- Baymorza Location within Tatarstan
- Country: Russia
- Region: Tatarstan
- District: Qaybıç District
- Time zone: UTC+3:00

= Baymorza =

Baymorza (Байморза) is a rural locality (a derevnya (awıl)) in Qaybıç District, Tatarstan. The population was 132 as of 2010.

== Geography ==
Baymorza is located 34 km southwest of Olı Qaybıç, district's administrative centre, and 141 km southwest of Qazan, republic's capital, by road.

== History ==
The village was established in the 18th century.

From 18th to the first half of the 19th centuries village's residents belonged to the social estate of state peasants.

By the beginning of the twentieth century, village had a mosque, a mekteb, a church, a zemstvo school, a Saint Gourias Brotherhood's school, 2 windmills, 3 grain scourers and 3 small shops.
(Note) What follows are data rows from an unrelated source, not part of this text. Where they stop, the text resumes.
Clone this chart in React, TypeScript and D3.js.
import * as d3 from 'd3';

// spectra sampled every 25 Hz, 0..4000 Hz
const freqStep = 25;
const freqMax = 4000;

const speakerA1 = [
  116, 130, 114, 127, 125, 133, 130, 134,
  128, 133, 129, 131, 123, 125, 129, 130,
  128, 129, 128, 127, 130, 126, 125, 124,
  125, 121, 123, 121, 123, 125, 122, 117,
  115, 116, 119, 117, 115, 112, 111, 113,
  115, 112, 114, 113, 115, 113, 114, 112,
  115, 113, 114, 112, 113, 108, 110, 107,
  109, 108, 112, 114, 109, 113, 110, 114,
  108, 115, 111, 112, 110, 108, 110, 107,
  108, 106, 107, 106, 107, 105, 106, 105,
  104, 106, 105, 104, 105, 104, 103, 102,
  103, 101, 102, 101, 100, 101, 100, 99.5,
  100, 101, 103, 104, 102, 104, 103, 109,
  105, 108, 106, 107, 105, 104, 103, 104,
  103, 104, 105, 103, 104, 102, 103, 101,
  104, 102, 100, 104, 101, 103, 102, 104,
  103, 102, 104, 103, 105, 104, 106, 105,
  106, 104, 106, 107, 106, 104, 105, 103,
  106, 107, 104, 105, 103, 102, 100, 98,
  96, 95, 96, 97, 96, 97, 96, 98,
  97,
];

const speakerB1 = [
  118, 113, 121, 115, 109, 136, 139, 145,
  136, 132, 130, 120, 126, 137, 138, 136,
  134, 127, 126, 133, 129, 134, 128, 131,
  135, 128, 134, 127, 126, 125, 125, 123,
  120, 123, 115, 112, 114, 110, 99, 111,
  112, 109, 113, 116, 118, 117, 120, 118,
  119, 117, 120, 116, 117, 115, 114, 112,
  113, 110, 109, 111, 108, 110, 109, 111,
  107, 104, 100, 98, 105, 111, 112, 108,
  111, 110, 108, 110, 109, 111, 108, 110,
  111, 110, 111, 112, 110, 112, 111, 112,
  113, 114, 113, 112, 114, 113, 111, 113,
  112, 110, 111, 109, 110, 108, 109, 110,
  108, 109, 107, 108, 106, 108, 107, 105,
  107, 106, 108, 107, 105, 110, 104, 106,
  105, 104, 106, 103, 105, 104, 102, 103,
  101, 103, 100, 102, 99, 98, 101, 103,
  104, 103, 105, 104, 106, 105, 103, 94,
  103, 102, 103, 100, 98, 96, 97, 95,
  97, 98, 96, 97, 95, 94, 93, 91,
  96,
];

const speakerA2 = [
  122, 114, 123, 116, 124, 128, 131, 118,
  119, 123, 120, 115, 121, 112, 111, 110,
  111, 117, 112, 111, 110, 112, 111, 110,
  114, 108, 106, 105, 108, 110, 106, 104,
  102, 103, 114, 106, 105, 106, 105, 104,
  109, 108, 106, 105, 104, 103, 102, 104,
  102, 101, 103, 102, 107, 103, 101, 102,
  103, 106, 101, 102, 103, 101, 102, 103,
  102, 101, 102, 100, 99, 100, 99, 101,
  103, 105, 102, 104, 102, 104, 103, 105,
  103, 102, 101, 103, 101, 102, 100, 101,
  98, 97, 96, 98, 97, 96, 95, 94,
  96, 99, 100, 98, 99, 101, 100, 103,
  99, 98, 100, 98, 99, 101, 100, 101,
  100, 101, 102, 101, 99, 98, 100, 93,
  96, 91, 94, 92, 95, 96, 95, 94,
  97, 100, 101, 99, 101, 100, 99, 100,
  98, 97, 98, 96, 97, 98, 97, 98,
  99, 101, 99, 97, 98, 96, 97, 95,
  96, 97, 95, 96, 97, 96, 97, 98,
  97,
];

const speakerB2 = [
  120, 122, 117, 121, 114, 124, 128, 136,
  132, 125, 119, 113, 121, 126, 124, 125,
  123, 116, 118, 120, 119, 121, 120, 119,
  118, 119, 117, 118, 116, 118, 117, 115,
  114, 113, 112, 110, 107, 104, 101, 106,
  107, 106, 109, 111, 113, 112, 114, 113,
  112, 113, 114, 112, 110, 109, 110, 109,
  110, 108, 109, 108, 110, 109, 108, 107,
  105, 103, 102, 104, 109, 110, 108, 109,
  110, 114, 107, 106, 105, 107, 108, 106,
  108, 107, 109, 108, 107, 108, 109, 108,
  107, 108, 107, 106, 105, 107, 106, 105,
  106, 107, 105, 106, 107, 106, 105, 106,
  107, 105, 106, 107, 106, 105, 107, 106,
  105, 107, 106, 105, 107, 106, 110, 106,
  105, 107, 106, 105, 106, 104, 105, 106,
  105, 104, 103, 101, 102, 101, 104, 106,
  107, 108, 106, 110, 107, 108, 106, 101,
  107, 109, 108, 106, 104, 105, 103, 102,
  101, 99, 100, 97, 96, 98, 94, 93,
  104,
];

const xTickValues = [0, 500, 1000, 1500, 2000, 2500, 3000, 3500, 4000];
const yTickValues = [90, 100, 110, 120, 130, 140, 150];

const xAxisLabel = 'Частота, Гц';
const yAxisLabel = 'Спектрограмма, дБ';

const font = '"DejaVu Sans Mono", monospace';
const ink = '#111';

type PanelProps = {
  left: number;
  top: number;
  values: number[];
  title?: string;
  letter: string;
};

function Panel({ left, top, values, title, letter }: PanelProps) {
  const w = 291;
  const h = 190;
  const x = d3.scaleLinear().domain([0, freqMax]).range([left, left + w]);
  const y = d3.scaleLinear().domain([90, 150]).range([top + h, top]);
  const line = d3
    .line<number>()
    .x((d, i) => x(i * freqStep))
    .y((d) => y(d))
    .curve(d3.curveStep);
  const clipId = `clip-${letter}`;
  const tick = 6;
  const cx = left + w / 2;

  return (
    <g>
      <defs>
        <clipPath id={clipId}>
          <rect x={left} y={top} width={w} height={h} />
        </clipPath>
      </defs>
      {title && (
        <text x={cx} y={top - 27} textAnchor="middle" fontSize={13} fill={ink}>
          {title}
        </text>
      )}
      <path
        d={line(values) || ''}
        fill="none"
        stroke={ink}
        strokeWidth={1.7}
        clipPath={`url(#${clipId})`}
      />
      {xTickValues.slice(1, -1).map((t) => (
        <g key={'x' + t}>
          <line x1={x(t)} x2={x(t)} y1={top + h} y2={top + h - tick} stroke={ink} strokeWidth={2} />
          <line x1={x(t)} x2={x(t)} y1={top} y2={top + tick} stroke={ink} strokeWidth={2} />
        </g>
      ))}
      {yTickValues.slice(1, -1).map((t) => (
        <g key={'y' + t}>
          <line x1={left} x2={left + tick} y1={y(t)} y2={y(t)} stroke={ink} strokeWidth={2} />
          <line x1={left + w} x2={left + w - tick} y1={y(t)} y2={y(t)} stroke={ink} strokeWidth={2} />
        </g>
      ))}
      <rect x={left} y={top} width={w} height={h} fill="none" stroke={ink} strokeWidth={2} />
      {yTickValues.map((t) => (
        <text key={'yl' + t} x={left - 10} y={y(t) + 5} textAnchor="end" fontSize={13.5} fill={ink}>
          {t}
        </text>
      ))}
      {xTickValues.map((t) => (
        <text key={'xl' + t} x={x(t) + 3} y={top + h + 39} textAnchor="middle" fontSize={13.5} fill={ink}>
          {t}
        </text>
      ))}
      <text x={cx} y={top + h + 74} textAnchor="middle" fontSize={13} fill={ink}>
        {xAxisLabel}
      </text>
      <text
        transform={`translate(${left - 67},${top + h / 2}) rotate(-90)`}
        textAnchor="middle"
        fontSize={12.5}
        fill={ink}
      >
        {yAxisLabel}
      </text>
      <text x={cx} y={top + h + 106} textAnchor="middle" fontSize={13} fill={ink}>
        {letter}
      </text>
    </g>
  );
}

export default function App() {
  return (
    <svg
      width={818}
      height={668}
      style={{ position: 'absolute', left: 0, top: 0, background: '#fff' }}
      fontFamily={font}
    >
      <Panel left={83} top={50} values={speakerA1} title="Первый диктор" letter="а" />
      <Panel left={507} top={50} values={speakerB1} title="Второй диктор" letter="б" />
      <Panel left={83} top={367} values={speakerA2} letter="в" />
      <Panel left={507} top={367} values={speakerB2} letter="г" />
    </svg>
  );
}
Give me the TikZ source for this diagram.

Before the creation of the Tatar ASSR in 1920 was a part of Täteş Uyezd of Qazan Governorate. Since 1920 was a part of Tatar ASSR's Täteş Canton; after the creation of districts in Tatar ASSR (Tatarstan) in Qaybıç (Ölcän in 1927) (1927–1944), Külle İl (1944–1956), Qaybıç (1956–1963), Bua (1963–1964), Apas (1964–1991) and Qaybıç districts.